Pitchfork: A lot of people reach a cut-off point when it comes to discovering new music, when it starts to take actual effort. Did you ever hit that cut-off point?

Debbie Harry: It happened to me a long time ago, because being a writer, I tried not to have a lot of things in my head. I go through cycles with that. If I'm going out to clubs and checking out new bands, it's during down time, as it were, sort of relaxing, going out and being entertained, checking things out locally. That I really enjoy. But if I'm trying to write, I don't usually pay that much attention to what other people are doing.

Pitchfork: You performed recently with Lily Allen. Do you come across someone like that and think, hey, we should get together, or does someone suggest her to you? Some people see a lot of you in her.

Debbie Harry: Well, I don't think she sounds like me. I do think she's incredible. She's truly unique. She has this incredible voice, and she's so musical. She's really interesting.

Pitchfork: She's also pretty adept, like Blondie, at blending musical styles.

Debbie Harry: It's very urban. It has sort of this jazz flavor to it, and her voice itself is a very jazz-like instrument. Yet the style, the way she writes and her lyrics, are very contemporary and much more straight-ahead rock.

Pitchfork: You've worked with the Jazz Passengers. Is there a particular type of voice that's suited to both jazz and rock?

Debbie Harry: I don't know. I always think of a voice as an instrument, whether a voice is a trumpet, or violin, or bass. You know what I mean? A horn or wind instrument versus a string instrument. Horn instruments are definitely more toward jazz.

Pitchfork: So do you think of your voice as a horn instrument?
Debbie Harry: I don't know. You'd have to ask someone else. [laughs]

Pitchfork: When you're as closely associated with a body of music as you and Bondie are, is there a compulsion to write in that vein or to veer away from it?
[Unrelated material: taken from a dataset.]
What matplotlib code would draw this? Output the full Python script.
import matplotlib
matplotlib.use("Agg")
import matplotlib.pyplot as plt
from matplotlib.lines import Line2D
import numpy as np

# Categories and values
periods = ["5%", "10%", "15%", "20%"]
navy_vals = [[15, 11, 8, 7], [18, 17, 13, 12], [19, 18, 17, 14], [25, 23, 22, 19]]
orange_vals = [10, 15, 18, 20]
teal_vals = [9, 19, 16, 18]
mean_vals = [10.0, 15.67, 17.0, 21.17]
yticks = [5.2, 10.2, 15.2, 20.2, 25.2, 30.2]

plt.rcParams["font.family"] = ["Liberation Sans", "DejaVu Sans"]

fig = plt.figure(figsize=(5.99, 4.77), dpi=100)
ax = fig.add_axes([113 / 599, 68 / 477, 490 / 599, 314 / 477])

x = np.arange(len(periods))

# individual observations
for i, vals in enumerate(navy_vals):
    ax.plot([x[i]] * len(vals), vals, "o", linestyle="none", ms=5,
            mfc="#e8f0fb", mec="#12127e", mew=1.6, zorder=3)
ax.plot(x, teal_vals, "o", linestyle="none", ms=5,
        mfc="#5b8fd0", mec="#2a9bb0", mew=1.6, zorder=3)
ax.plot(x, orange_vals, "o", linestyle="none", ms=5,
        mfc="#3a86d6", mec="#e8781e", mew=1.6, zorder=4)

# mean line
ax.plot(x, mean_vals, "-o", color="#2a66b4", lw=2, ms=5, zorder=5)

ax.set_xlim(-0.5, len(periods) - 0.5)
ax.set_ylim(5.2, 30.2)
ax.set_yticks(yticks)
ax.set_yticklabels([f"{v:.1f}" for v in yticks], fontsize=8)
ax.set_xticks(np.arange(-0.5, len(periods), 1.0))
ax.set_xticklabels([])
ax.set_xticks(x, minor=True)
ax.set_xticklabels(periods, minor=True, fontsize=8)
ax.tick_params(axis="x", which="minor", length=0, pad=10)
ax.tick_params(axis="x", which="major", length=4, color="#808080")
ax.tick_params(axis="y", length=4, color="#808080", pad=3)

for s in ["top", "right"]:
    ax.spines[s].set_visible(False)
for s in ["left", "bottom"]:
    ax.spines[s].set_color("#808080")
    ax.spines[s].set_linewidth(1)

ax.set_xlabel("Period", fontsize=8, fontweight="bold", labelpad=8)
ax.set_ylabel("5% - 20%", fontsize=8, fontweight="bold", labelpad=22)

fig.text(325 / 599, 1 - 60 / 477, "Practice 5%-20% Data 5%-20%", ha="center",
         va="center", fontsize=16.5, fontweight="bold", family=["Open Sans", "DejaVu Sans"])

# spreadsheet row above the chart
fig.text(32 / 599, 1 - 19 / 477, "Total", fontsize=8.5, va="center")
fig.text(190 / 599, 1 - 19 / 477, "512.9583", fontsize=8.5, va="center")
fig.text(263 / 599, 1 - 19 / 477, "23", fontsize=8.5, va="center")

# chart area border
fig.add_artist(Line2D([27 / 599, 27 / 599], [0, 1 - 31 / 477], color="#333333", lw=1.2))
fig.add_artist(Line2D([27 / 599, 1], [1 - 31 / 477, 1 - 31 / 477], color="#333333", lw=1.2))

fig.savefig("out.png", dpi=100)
Debbie Harry: I think it's hard to say. It seems to me that everything under the sun has been done. We have basically gone into "world" music. In some ways I think this is very good, in some ways I think this is sad, you know, to lose more remote ethnic sounds.

Pitchfork: Is it harder to surprise people who essentially have access to every note ever made anywhere?

Debbie Harry: It is. I think that's very true. If somebody comes up with a song that's new and really beautiful and people really respond to, it's really a stroke of genius and a stroke of luck at the same time.

Pitchfork: When you first started having hits, a lot of people saw it as Blondie breaking through to the mainstream. But in a sense, couldn't you just as easily say that those hits were leading people back to the underground scene you came from? Even in the late 70s and early 80s, the mainstream knew little about punk.

Debbie Harry: I guess. Things evolve. The industry sort of caught up with us, in a way. They didn't like us when we started, and then eventually it became normal. That's what happens, especially in the music industry, because so many people at the record companies are young and bring their tastes with them. They make it acceptable.

Pitchfork: There must have been a real feeling of breaking into the establishment.

Debbie Harry: Totally.

Pitchfork: So now that you and Blondie are so well know, is there any feeling that you are part the establishment?

Debbie Harry: I suppose, in a way. The name Blondie is an established trademark. It's a business thing. Although Blondie does not have a record deal, so there you go. I'm putting out my solo album on an indie label, doing it myself.